Start of SOURCE DATA
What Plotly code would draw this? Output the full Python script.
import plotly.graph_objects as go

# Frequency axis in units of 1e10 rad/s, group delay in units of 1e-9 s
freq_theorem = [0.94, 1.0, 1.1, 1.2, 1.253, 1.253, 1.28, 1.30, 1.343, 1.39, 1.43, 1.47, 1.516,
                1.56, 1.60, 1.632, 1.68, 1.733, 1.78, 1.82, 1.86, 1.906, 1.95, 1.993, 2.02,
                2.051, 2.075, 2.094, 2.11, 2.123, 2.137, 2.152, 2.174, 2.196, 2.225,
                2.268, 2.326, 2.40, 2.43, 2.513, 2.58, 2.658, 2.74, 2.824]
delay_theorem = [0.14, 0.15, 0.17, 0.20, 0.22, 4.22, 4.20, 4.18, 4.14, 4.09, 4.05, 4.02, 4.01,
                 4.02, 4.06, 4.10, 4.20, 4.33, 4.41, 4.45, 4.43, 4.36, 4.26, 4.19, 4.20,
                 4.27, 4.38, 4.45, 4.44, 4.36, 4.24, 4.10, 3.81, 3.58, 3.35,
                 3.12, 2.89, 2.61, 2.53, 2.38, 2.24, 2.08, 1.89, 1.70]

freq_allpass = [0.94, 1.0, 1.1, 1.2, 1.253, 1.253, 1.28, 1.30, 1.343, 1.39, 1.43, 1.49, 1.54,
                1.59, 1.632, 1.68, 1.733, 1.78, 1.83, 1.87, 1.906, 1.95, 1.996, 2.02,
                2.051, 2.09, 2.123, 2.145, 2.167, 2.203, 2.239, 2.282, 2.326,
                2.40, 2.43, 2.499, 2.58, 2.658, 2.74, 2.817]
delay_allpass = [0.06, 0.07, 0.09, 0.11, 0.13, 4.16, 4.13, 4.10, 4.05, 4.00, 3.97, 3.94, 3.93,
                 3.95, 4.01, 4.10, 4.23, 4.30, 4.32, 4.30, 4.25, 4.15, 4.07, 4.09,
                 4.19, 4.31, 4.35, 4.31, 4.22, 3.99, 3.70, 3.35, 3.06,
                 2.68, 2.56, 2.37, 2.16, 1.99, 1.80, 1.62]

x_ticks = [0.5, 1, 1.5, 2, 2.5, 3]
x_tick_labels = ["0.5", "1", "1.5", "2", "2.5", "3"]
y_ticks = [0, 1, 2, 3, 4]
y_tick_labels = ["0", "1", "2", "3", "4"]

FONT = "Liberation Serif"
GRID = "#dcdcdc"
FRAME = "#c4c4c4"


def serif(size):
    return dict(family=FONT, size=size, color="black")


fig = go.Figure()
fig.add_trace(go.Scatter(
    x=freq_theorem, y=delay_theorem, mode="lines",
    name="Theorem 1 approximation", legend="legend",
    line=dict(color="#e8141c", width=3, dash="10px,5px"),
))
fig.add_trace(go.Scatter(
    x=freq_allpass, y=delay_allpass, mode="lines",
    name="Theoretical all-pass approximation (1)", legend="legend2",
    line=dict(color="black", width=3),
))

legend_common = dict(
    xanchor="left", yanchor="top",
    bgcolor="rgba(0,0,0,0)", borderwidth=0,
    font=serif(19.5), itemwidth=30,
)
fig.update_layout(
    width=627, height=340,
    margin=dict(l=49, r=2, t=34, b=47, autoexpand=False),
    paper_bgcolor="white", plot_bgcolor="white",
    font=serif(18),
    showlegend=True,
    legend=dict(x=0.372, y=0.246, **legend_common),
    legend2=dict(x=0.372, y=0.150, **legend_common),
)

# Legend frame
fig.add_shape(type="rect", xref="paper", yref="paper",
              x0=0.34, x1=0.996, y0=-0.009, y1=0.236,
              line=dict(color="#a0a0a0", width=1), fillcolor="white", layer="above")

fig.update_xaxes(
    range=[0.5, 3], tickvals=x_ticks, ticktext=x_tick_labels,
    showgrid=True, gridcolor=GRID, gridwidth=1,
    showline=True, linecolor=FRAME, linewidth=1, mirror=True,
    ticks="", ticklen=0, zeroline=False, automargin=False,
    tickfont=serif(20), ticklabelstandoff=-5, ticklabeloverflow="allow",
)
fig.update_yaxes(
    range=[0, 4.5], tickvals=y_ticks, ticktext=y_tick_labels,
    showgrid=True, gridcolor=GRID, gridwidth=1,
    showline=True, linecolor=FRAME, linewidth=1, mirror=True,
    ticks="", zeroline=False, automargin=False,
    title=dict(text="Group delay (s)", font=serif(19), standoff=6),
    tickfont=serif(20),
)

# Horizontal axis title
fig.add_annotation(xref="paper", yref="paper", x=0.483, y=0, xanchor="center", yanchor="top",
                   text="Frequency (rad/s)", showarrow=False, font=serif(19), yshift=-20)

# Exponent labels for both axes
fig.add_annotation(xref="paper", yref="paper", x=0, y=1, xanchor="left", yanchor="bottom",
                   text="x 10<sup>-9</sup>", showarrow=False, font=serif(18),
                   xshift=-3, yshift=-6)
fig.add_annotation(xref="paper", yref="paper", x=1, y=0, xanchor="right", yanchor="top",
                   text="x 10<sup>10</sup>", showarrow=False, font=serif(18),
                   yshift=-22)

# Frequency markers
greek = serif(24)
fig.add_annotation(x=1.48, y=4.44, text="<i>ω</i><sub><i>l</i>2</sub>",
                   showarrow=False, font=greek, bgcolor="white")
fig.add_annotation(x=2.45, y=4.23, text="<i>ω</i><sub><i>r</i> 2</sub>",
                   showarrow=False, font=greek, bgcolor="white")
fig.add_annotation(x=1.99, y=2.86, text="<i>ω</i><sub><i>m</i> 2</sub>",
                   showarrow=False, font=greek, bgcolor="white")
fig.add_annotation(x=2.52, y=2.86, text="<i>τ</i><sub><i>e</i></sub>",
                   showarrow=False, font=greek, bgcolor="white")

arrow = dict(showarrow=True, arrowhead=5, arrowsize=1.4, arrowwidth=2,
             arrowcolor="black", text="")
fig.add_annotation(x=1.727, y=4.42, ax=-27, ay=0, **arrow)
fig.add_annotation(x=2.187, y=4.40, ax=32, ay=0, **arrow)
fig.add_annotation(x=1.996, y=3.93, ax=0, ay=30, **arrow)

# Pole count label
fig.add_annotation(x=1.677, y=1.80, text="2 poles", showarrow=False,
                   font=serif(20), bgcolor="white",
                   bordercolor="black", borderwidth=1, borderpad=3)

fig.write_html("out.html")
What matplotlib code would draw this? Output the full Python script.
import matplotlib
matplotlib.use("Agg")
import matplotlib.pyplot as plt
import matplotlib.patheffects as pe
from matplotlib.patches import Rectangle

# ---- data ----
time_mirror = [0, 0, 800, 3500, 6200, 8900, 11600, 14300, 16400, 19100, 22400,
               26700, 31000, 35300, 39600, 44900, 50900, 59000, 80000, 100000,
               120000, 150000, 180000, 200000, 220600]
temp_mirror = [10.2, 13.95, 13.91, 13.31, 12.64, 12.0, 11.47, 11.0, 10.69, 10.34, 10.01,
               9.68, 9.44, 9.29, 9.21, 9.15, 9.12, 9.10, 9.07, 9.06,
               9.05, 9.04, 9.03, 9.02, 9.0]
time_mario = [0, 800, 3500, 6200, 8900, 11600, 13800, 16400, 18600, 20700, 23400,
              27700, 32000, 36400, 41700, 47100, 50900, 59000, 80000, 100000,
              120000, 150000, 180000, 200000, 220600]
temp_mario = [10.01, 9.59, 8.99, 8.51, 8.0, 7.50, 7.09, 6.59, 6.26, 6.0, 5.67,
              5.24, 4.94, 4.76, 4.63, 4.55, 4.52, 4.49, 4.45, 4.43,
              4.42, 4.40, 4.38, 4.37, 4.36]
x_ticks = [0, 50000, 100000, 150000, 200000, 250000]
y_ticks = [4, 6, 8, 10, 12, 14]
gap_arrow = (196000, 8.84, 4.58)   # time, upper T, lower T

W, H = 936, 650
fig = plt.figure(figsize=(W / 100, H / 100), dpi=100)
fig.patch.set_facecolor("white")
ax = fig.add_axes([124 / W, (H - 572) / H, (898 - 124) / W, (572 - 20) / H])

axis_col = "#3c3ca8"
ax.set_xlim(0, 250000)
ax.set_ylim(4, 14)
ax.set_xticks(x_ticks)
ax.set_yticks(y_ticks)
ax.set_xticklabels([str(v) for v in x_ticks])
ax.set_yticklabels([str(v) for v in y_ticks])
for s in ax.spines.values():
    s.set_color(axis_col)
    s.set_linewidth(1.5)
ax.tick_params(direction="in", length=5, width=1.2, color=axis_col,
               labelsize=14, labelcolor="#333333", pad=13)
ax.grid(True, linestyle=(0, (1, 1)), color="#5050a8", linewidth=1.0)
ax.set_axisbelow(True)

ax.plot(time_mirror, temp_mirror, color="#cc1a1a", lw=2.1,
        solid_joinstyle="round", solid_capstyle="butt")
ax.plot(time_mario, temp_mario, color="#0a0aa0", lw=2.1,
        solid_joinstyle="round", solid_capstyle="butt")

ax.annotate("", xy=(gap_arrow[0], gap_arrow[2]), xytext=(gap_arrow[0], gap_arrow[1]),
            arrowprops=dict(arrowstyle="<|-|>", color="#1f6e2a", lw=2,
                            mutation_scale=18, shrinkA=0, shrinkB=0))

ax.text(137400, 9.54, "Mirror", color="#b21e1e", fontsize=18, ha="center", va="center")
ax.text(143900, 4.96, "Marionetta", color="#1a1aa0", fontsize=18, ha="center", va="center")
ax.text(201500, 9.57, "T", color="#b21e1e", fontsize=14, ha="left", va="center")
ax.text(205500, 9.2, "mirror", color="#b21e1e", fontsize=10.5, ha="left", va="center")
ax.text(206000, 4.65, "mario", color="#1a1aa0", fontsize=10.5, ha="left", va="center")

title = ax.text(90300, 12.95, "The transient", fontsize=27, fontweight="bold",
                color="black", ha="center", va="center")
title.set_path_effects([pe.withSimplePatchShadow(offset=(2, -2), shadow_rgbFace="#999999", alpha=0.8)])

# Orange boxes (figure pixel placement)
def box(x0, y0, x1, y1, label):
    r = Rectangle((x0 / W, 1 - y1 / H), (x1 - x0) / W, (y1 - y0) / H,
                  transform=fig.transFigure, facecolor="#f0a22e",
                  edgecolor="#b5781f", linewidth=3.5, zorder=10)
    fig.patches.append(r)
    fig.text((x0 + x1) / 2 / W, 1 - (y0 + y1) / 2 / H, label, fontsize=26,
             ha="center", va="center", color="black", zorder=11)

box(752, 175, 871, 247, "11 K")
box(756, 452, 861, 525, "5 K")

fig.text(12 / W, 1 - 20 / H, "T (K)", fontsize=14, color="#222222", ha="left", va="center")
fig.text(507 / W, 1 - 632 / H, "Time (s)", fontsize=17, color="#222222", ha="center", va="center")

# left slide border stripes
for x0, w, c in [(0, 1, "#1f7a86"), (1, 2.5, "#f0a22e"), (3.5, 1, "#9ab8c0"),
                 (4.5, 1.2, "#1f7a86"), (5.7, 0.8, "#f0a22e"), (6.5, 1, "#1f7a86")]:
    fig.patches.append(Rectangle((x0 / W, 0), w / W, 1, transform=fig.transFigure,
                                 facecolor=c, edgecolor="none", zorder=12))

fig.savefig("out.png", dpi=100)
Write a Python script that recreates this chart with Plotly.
End of SOURCE DATA
### WHAT TO WORK ON:
In the material above, locate the line containing "What matplotlib code" and the line containing "from matplotlib.patches import Rectangle". Transcribe exactly those two lines and every line between them, and nothing more.

### FULL RESPONSE:
What matplotlib code would draw this? Output the full Python script.
import matplotlib
matplotlib.use("Agg")
import matplotlib.pyplot as plt
import matplotlib.patheffects as pe
from matplotlib.patches import Rectangle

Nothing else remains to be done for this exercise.